**Your instructions**
Only the lines from the start of the data through the line with "(0,0) rectangle (1209,547);" belong in the copy. Restate them word for word, minus the pictures.

**Data section**
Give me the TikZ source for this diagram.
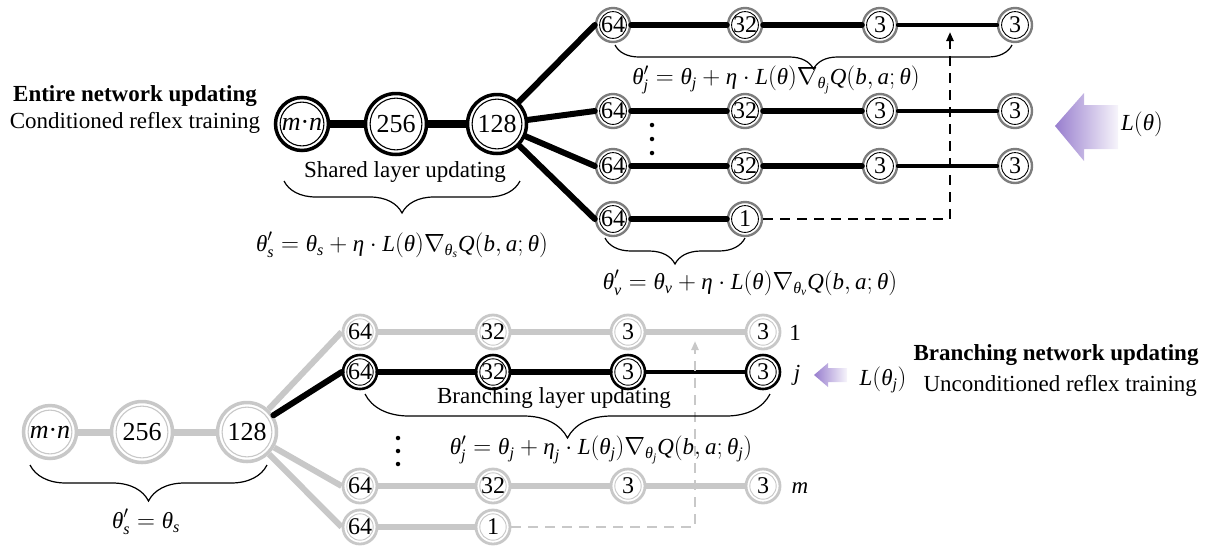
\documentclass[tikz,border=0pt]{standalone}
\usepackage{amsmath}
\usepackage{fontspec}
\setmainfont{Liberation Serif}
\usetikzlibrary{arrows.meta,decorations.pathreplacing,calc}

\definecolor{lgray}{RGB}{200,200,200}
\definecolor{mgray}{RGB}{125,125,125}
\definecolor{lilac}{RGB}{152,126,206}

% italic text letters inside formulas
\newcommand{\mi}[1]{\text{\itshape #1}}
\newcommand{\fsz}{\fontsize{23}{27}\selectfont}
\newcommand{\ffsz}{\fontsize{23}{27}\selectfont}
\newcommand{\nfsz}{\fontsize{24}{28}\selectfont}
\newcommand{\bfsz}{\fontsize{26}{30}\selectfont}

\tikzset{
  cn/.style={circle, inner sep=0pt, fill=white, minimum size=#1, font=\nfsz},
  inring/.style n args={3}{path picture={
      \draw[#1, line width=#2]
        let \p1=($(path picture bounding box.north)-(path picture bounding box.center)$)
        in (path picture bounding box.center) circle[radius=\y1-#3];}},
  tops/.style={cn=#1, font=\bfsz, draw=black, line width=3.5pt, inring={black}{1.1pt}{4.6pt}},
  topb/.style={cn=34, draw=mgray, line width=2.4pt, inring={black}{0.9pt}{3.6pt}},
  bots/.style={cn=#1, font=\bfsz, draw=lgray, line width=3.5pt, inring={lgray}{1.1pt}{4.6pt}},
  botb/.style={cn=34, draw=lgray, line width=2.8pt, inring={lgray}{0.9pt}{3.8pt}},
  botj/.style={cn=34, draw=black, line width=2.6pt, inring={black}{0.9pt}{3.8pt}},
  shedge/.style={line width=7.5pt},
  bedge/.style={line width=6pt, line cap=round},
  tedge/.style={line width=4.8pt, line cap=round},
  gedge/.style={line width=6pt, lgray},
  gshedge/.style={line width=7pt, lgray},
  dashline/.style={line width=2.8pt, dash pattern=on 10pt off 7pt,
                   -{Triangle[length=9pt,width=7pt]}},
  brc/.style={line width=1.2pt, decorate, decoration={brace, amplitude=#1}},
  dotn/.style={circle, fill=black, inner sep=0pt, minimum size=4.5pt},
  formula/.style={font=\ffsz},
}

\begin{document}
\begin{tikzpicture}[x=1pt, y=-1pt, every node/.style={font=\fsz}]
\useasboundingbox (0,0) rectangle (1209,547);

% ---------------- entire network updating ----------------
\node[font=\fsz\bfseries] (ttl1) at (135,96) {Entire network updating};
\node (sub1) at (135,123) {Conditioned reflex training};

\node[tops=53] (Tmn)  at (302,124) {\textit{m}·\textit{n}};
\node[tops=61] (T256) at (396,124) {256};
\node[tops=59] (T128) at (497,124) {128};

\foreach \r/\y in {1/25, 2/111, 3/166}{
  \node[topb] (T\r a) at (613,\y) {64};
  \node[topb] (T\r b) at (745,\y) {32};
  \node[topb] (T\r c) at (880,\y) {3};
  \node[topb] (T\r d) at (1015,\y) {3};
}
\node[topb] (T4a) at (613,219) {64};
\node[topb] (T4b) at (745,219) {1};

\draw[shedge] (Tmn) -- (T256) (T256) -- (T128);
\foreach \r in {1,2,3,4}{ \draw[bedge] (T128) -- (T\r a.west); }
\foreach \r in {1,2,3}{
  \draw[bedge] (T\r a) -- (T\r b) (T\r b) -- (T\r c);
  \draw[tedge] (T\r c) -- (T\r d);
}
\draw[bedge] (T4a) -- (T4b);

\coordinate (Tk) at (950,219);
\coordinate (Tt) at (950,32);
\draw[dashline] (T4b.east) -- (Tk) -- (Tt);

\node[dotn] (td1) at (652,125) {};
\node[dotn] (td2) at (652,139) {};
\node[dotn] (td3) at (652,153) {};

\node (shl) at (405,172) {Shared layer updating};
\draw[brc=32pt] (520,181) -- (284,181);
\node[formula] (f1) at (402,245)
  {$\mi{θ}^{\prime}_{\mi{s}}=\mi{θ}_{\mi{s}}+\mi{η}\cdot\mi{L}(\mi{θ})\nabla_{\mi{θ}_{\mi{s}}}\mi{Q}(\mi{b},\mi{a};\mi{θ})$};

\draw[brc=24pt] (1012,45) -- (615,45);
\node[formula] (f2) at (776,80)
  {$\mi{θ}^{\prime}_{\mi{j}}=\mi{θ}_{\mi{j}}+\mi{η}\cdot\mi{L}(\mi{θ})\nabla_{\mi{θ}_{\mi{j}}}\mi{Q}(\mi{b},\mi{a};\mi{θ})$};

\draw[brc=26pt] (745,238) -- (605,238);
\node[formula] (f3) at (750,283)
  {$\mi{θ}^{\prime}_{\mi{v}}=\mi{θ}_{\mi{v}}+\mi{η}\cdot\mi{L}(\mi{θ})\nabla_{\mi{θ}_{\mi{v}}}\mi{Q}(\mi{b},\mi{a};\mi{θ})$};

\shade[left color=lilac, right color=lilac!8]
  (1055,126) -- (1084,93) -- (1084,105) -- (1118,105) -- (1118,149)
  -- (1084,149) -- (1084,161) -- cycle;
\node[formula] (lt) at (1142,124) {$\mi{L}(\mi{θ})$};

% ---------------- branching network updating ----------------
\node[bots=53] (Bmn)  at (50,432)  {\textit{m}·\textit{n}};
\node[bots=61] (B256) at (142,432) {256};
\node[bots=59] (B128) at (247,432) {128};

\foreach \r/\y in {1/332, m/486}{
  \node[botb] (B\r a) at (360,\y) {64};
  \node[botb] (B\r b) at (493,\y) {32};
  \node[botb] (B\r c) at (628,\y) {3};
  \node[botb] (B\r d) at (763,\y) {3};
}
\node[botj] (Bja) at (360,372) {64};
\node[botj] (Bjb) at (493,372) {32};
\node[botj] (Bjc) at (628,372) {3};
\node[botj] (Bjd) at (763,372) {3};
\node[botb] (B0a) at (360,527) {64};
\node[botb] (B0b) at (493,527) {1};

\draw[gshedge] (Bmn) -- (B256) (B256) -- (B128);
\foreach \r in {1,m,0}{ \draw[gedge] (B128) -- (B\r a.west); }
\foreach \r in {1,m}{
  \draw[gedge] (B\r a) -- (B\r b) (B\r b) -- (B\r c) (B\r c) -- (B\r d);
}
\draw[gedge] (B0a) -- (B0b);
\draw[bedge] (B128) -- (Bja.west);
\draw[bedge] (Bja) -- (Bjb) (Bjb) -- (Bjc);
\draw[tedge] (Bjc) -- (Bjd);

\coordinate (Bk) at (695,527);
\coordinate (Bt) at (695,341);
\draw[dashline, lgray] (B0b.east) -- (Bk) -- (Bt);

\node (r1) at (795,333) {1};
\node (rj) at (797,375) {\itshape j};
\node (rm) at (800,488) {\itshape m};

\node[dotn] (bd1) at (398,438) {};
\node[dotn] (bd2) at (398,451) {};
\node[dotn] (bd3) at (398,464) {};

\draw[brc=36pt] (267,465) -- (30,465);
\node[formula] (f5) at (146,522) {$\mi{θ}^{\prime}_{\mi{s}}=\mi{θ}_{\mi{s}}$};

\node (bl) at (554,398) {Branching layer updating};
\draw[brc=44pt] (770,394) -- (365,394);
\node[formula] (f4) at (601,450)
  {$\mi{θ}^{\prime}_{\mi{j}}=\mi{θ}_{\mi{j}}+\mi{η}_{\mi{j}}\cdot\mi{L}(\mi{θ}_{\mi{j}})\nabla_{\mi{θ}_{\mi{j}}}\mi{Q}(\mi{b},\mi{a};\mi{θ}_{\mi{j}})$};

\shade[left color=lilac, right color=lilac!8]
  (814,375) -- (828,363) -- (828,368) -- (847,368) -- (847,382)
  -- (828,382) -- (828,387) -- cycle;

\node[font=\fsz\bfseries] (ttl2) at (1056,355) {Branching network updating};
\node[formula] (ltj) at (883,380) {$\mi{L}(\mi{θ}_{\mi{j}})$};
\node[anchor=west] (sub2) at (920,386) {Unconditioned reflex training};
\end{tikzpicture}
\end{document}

**Exercise solution**
Give me the TikZ source for this diagram.
\documentclass[tikz,border=0pt]{standalone}
\usepackage{amsmath}
\usepackage{fontspec}
\setmainfont{Liberation Serif}
\usetikzlibrary{arrows.meta,decorations.pathreplacing,calc}

\definecolor{lgray}{RGB}{200,200,200}
\definecolor{mgray}{RGB}{125,125,125}
\definecolor{lilac}{RGB}{152,126,206}

% italic text letters inside formulas
\newcommand{\mi}[1]{\text{\itshape #1}}
\newcommand{\fsz}{\fontsize{23}{27}\selectfont}
\newcommand{\ffsz}{\fontsize{23}{27}\selectfont}
\newcommand{\nfsz}{\fontsize{24}{28}\selectfont}
\newcommand{\bfsz}{\fontsize{26}{30}\selectfont}

\tikzset{
  cn/.style={circle, inner sep=0pt, fill=white, minimum size=#1, font=\nfsz},
  inring/.style n args={3}{path picture={
      \draw[#1, line width=#2]
        let \p1=($(path picture bounding box.north)-(path picture bounding box.center)$)
        in (path picture bounding box.center) circle[radius=\y1-#3];}},
  tops/.style={cn=#1, font=\bfsz, draw=black, line width=3.5pt, inring={black}{1.1pt}{4.6pt}},
  topb/.style={cn=34, draw=mgray, line width=2.4pt, inring={black}{0.9pt}{3.6pt}},
  bots/.style={cn=#1, font=\bfsz, draw=lgray, line width=3.5pt, inring={lgray}{1.1pt}{4.6pt}},
  botb/.style={cn=34, draw=lgray, line width=2.8pt, inring={lgray}{0.9pt}{3.8pt}},
  botj/.style={cn=34, draw=black, line width=2.6pt, inring={black}{0.9pt}{3.8pt}},
  shedge/.style={line width=7.5pt},
  bedge/.style={line width=6pt, line cap=round},
  tedge/.style={line width=4.8pt, line cap=round},
  gedge/.style={line width=6pt, lgray},
  gshedge/.style={line width=7pt, lgray},
  dashline/.style={line width=2.8pt, dash pattern=on 10pt off 7pt,
                   -{Triangle[length=9pt,width=7pt]}},
  brc/.style={line width=1.2pt, decorate, decoration={brace, amplitude=#1}},
  dotn/.style={circle, fill=black, inner sep=0pt, minimum size=4.5pt},
  formula/.style={font=\ffsz},
}

\begin{document}
\begin{tikzpicture}[x=1pt, y=-1pt, every node/.style={font=\fsz}]
\useasboundingbox (0,0) rectangle (1209,547);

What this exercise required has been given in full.